Direction – Single out each line with the word "matplotlib" and copy it.

⟨

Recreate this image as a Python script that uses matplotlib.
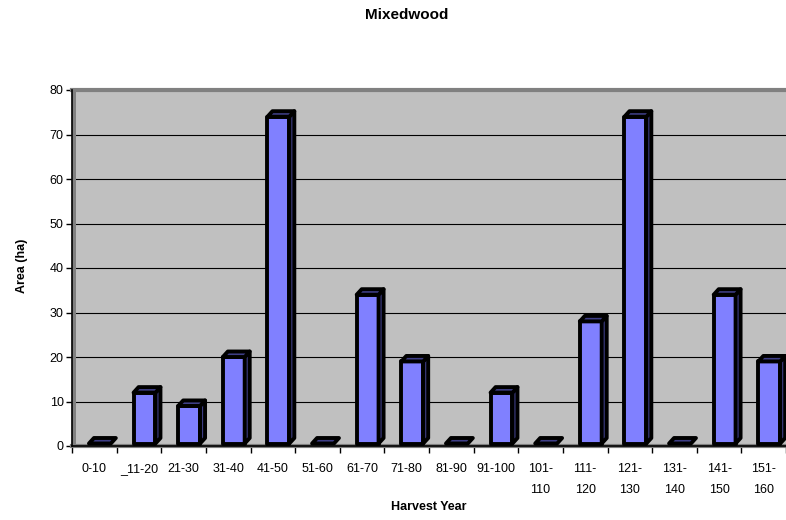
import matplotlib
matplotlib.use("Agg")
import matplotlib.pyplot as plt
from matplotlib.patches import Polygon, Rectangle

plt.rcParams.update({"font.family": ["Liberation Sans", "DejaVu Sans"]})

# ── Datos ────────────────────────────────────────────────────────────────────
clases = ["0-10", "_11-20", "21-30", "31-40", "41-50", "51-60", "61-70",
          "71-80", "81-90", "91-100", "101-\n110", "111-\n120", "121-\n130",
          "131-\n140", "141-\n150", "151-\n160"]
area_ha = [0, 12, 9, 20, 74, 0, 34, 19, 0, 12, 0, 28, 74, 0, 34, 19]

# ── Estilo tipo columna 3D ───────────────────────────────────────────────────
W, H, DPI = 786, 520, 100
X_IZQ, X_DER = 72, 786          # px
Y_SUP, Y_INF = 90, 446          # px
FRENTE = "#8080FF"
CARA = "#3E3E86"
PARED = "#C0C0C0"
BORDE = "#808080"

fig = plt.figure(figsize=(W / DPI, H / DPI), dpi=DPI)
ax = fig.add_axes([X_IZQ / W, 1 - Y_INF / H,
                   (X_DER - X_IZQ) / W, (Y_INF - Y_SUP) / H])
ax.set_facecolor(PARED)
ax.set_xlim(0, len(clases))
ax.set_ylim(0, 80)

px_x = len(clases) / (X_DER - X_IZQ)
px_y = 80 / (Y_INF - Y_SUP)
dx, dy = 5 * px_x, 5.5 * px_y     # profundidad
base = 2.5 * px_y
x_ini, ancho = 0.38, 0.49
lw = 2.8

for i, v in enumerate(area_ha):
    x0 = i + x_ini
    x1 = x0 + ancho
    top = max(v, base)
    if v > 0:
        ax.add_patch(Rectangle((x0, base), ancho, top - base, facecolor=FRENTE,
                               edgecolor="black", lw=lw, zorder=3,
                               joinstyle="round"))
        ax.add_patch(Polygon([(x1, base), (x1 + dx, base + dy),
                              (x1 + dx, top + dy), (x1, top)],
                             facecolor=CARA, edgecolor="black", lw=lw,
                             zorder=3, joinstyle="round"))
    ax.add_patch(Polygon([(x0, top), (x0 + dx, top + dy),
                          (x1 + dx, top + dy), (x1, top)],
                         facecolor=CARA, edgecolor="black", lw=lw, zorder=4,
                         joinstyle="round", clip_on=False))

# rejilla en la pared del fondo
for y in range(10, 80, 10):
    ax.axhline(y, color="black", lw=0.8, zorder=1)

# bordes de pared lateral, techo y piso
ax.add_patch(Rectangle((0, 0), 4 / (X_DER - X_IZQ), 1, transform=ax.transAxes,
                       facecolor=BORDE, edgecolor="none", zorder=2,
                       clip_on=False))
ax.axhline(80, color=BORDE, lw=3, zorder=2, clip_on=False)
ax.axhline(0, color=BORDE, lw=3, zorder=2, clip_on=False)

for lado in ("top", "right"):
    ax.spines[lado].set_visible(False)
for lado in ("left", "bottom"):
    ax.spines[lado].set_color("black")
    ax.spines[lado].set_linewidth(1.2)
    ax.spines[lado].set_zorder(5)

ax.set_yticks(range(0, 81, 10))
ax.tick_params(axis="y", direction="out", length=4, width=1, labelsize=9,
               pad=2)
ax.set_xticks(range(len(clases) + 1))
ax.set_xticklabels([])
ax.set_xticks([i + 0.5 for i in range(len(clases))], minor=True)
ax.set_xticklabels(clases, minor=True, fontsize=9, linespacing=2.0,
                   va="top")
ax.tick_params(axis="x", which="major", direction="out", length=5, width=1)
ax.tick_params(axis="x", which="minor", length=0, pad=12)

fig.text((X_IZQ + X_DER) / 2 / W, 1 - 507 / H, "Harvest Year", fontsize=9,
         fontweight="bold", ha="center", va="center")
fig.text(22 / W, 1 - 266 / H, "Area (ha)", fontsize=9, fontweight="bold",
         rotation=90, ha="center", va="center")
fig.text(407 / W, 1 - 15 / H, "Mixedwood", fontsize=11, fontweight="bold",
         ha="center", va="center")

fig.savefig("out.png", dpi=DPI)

⟩

Response for this exercise –
Recreate this image as a Python script that uses matplotlib.
import matplotlib
matplotlib.use("Agg")
import matplotlib.pyplot as plt
from matplotlib.patches import Polygon, Rectangle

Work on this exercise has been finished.